Niclas Hedhman a écrit :
On Tue, Oct 2, 2012 at 6:46 PM, Paul Merlin<[email protected]>  wrote:
On the other side, it's possible to support RegExp search on several
engines. About SQL, many RDBMS support the REGEXP query operator or other
mecanisms.
Which ones? I need to update my SQL knowledge I guess...

MySQL, SQLite and H2 support the standard REGEXP query operator.
PostgreSQL supports the various operators (SIMILAR, ~, REGEXP_* etc..).
Oracle supports REGEXP_LIKE query operator.
For Apache Derby, as an example, we could use a "custom function" which is the way Derby is meant to be extended.

I don't think this is too much asking to a RDBMS to handle regex natively.

Of course it's vendor hell, we're talking about SQL right :) but both entitystore-sql and indexing-sql are done in a way that allows us to support various vendors even if their differences are complex (thanks to java-sql-generator).

entitystore-sql support PostgreSQL, MySQL and Apache Derby.
I have local changes that add support for embedded SQLite and H2 (plus documentation) and will push them in a few of days.

For now indexing-sql only work on PostgreSQL but I plan to add other RDBMS support once Query API support is full.

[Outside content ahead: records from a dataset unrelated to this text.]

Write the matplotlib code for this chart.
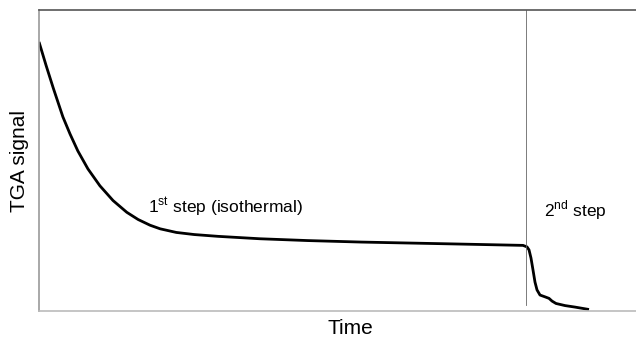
import matplotlib
matplotlib.use("Agg")
import matplotlib.pyplot as plt

plt.rcParams["font.family"] = ["Liberation Sans", "DejaVu Sans"]
plt.rcParams["mathtext.fontset"] = "custom"
plt.rcParams["mathtext.rm"] = "Liberation Sans"

# TGA trace (arbitrary units)
time = [0.0, 1.2, 2.4, 4.0, 5.2, 6.5, 8.2, 10.2, 12.4, 14.7, 16.6,
        18.6, 20.3, 23.0, 26.0, 30.0, 37.0, 45.0, 54.0, 69.0, 81.07,
        81.74, 82.08, 82.41, 82.75, 83.08, 83.42, 83.92, 84.76, 85.43,
        85.93, 86.60, 88.11, 89.78, 92.13]
signal = [89.4, 81.5, 74.0, 64.5, 58.8, 53.2, 47.2, 41.6, 36.7, 32.8, 30.4,
          28.5, 27.3, 26.1, 25.4, 24.8, 24.0, 23.4, 22.9, 22.3, 21.8,
          21.3, 20.3, 17.6, 13.6, 9.6, 7.0, 5.3, 4.7, 4.2,
          3.3, 2.5, 1.8, 1.3, 0.5]
step_change = 81.57

fig = plt.figure(figsize=(6.36, 3.4), dpi=100)
ax = fig.add_axes([39 / 636, 29 / 340, 597 / 636, 301 / 340])

ax.plot(time, signal, color="k", lw=2.0, solid_joinstyle="round",
        solid_capstyle="butt")
ax.axvline(step_change, ymin=0.02, ymax=1, color="#666666", lw=0.6)

ax.text(18.3, 34.5, r"1$^{\mathrm{st}}$ step (isothermal)", fontsize=12.5,
        va="center", ha="left")
ax.text(84.6, 33.5, r"2$^{\mathrm{nd}}$ step", fontsize=12.5,
        va="center", ha="left")

ax.set(xlim=[0, 100], ylim=[0, 100], xticks=[], yticks=[])
ax.spines["right"].set_visible(False)
ax.spines["top"].set_color("#555555")
ax.spines["left"].set_color("#999999")
ax.spines["bottom"].set_color("#bbbbbb")
for side in ["top", "left", "bottom"]:
    ax.spines[side].set_linewidth(1.2)

ax.set_ylabel("TGA signal", fontsize=15, va="center")
ax.yaxis.set_label_coords(-0.032, 0.5)
ax.set_xlabel("Time", fontsize=15, va="center")
ax.xaxis.set_label_coords(0.521, -0.0565)

fig.savefig("out.png", dpi=100)
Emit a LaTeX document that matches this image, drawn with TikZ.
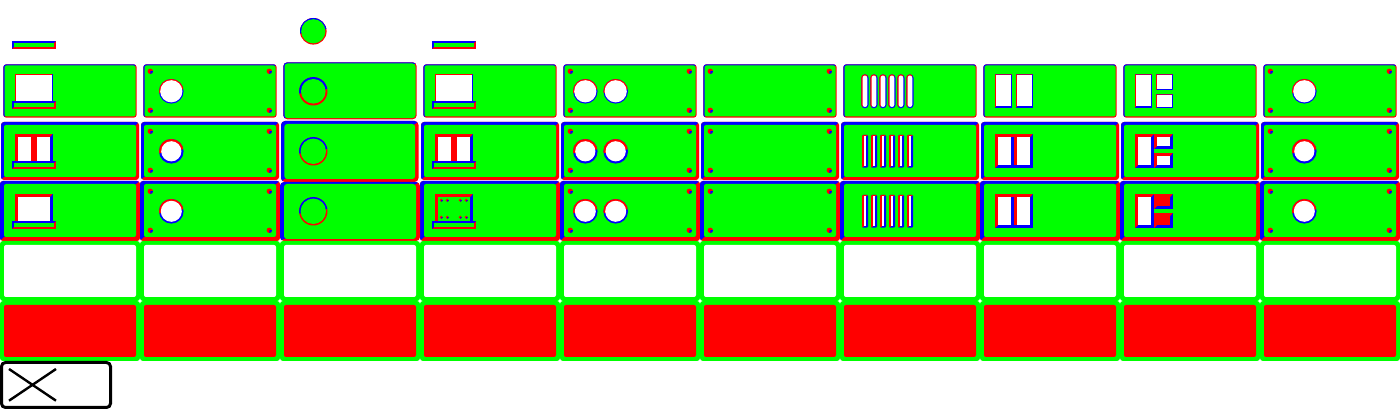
\documentclass[tikz,border=0pt]{standalone}
\definecolor{cb}{RGB}{0,0,255}
\definecolor{cr}{RGB}{255,0,0}
\definecolor{cg}{RGB}{0,255,0}
\def\raisedbv{\def\cA{cb}\def\cB{cr}}
\def\sunkbv{\def\cA{cr}\def\cB{cb}}
\def\bvr{0pt}\def\bvi{0pt}
% x0 y0 x1 y1 l t r b fill
\newcommand\bv[9]{%
 \pgfmathsetmacro\ixa{#1+#5}\pgfmathsetmacro\iya{#2+#6}%
 \pgfmathsetmacro\ixb{#3-#7}\pgfmathsetmacro\iyb{#4-#8}%
 \fill[\cB,rounded corners=\bvr] (#1,#2) rectangle (#3,#4);
 \begin{scope}
 \clip (#1,#2)--(#3,#2)--(\ixb,\iya)--(\ixa,\iyb)--(#1,#4)--cycle;
 \fill[\cA,rounded corners=\bvr] (#1,#2) rectangle (#3,#4);
 \end{scope}
 \fill[#9,rounded corners=\bvi] (\ixa,\iya) rectangle (\ixb,\iyb);
}
% cx cy r t A B fill
\newcommand\ringbv[7]{%
 \pgfmathsetmacro\pxa{#1-1.5*#3}\pgfmathsetmacro\pxb{#1+1.5*#3}%
 \pgfmathsetmacro\pya{#2+0.25*#3}\pgfmathsetmacro\pyb{#2-0.25*#3}%
 \pgfmathsetmacro\pyc{#2-2*#3}\pgfmathsetmacro\rin{#3-#4}%
 \fill[#6] (#1,#2) circle[radius=#3];
 \begin{scope}
 \clip (\pxa,\pya)--(\pxb,\pyb)--(\pxb,\pyc)--(\pxa,\pyc)--cycle;
 \fill[#5] (#1,#2) circle[radius=#3];
 \end{scope}
 \fill[#7] (#1,#2) circle[radius=\rin];
}
% cx cy r
\newcommand\screw[3]{%
 \fill[cr] (#1,#2) circle[radius=#3];
 \begin{scope}
 \clip (#1,#2) rectangle ++(5,5);
 \fill[cb] (#1,#2) circle[radius=#3];
 \end{scope}
}
% four screws of a panel, local x, row offset
\newcommand\fourscrews[1]{%
 \pgfmathsetmacro\sya{71.3+#1}\pgfmathsetmacro\syb{110.3+#1}%
 \screw{10.3}{\sya}{2.7}\screw{129.3}{\sya}{2.7}%
 \screw{10.3}{\syb}{2.7}\screw{129.3}{\syb}{2.7}%
}
\newcommand\sillbv[1]{%
 \raisedbv\def\bvr{0pt}\def\bvi{0pt}%
 \pgfmathsetmacro\sye{#1+8}%
 \bv{12}{#1}{56}{\sye}{2}{2}{2}{2}{cg}%
}
\newcommand\atcol[2]{\begin{scope}[shift={(140*#1,0)}]#2\end{scope}}
\begin{document}
\begin{tikzpicture}[x=0.75pt,y=-0.75pt]
\useasboundingbox (0,0) rectangle (1400,409);
\fill[white] (0,0) rectangle (1400,409);
% top icons
\atcol{0}{\sillbv{41}}
\atcol{3}{\sillbv{41}}
\ringbv{313.3}{31.3}{13.3}{1.2}{cb}{cr}{cg}
% panels
\raisedbv
\foreach \i in {0,1,3,4,5,6,7,8,9}{
 \begin{scope}[shift={(140*\i,0)}]
 \def\bvr{2.25pt}\def\bvi{1.5pt}
 \bv{3.3}{64.3}{136.7}{117.7}{1.2}{1.2}{1.2}{1.2}{cg}
 \bv{1}{122}{139}{180}{3}{3}{3}{3}{cg}
 \bv{0}{181}{140}{241}{4}{3}{4}{4}{cg}
 \end{scope}
}
\def\bvr{3pt}\def\bvi{2.25pt}
\bv{283.3}{62.3}{416.7}{119.3}{1.2}{1.2}{1.2}{1.2}{cg}
\bv{281}{121}{418.5}{182}{3.3}{3}{3.3}{3}{cg}
\bv{280}{182}{420}{241}{4}{2}{4}{2}{cg}
% white and red rows
\foreach \i in {0,...,9}{
 \begin{scope}[shift={(140*\i,0)}]
 \fill[cg,rounded corners=2.25pt] (0,241) rectangle (140,301);
 \fill[white,rounded corners=1.5pt] (4,245) rectangle (136,297);
 \fill[cg,rounded corners=2.25pt] (0,301) rectangle (140,361);
 \fill[cr,rounded corners=1.5pt] (4,305) rectangle (136,357);
 \end{scope}
}
% column 0 and 3 windows
\sunkbv\def\bvr{0pt}\def\bvi{0pt}
\foreach \i in {0,3}{
 \begin{scope}[shift={(140*\i,0)}]
 \sunkbv
 \bv{15}{74}{53}{103}{1.2}{1.2}{1.2}{0}{white}
 \sillbv{101}
 \sunkbv
 \bv{15}{134}{53}{163}{3}{3}{3}{0}{white}
 \fill[cr] (31,137) rectangle (37,161);
 \sillbv{161}
 \end{scope}
}
\sunkbv
\bv{15}{194}{53}{223}{3}{3}{3}{0}{white}
\sillbv{221}
\begin{scope}[shift={(420,0)}]
 \sunkbv
 \bv{15}{194}{53}{223}{3}{3}{3}{0}{cg}
 \sillbv{221}
 \foreach \sx in {21.3,27.3,40.3,46.3}{
 \foreach \sy in {200.3,217.3}{
 \screw{\sx}{\sy}{1.7}
 }}
\end{scope}
% screws
\foreach \i in {1,4,5,9}{
 \begin{scope}[shift={(140*\i,0)}]
 \fourscrews{0}\fourscrews{60}\fourscrews{120}
 \end{scope}
}
% round holes
\foreach \c in {171.3,585.3,615.7,1304.3}{
 \ringbv{\c}{91.3}{12.3}{1.2}{cr}{cb}{white}
 \ringbv{\c}{151.3}{12.3}{2.2}{cr}{cb}{white}
 \ringbv{\c}{211.3}{12.3}{1.8}{cr}{cb}{white}
}
% column 2 rings
\ringbv{313.3}{91.3}{14.2}{1.9}{cb}{cr}{cg}
\ringbv{313.3}{151.3}{14.2}{1.5}{cb}{cr}{cg}
\ringbv{313.3}{211.3}{14.2}{1.5}{cb}{cr}{cg}
% column 6 slots
\sunkbv
\foreach \k in {0,...,5}{
 \begin{scope}[shift={(840+9*\k,0)}]
 \def\bvr{2.7pt}\def\bvi{2pt}
 \bv{21.3}{74.3}{28.6}{108.3}{1.2}{1.2}{1.2}{1.2}{white}
 \def\bvr{0.75pt}\def\bvi{0pt}
 \bv{22}{135}{28}{167.7}{2}{1.5}{2}{1.5}{white}
 \bv{22}{195}{28}{227.7}{2}{1.5}{2}{1.5}{white}
 \end{scope}
}
\def\bvr{0pt}\def\bvi{0pt}
% column 7 panes
\bv{995}{74.3}{1012}{107.7}{1.2}{1.2}{1.2}{1.2}{white}
\bv{1016}{74.3}{1033}{107.7}{1.2}{1.2}{1.2}{1.2}{white}
\foreach \dy in {0,60}{
 \begin{scope}[shift={(0,\dy)}]
 \bv{995}{134}{1033}{168}{3}{3}{3}{3}{white}
 \fill[cb] (1011,137) rectangle (1014,165);
 \fill[cr] (1014,137) rectangle (1017,165);
 \end{scope}
}
% column 8 panes
\bv{1135}{74.3}{1152}{107.7}{1.2}{1.2}{1.2}{1.2}{white}
\bv{1156}{74.3}{1173}{90}{1.2}{1.2}{1.2}{1.2}{white}
\bv{1156}{94.3}{1173}{108}{1.2}{1.2}{1.2}{1.2}{white}
\bv{1135}{134}{1154}{168}{3}{3}{3}{3}{white}
\bv{1154}{134}{1173}{149}{3}{3}{3}{3}{white}
\bv{1154}{153}{1173}{168}{3}{3}{3}{3}{white}
\bv{1135}{194}{1154}{228}{3}{3}{3}{3}{white}
\bv{1154}{194}{1173}{209}{3}{3}{3}{3}{cr}
\bv{1154}{213}{1173}{228}{3}{3}{3}{3}{cr}
% legend box
\draw[black,line width=2.25pt,rounded corners=3pt] (1.5,362.5) rectangle (110.5,407.5);
\draw[black,line width=1.8pt] (9,369) -- (56,400.7);
\draw[black,line width=1.8pt] (9,400.7) -- (56,369);
\end{tikzpicture}
\end{document}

Plus, and after thinking a bit more about it, doing it as a post-filter will
be extremely complex/slow as the MatchesSpecification could be nested in a
complex Query. In fact I simply don't see how to do it out of the underlying
engine except by doing many queries and "manual" filtering along the way,
solution that I don't see as viable.
Yes, I don't find that doable. And my suggestion was a separate thing
altogether, not automatic from syntax tree analysis.
Would using Iterables.filter(...) to post-filter in application code fullfill the usecase you have in mind?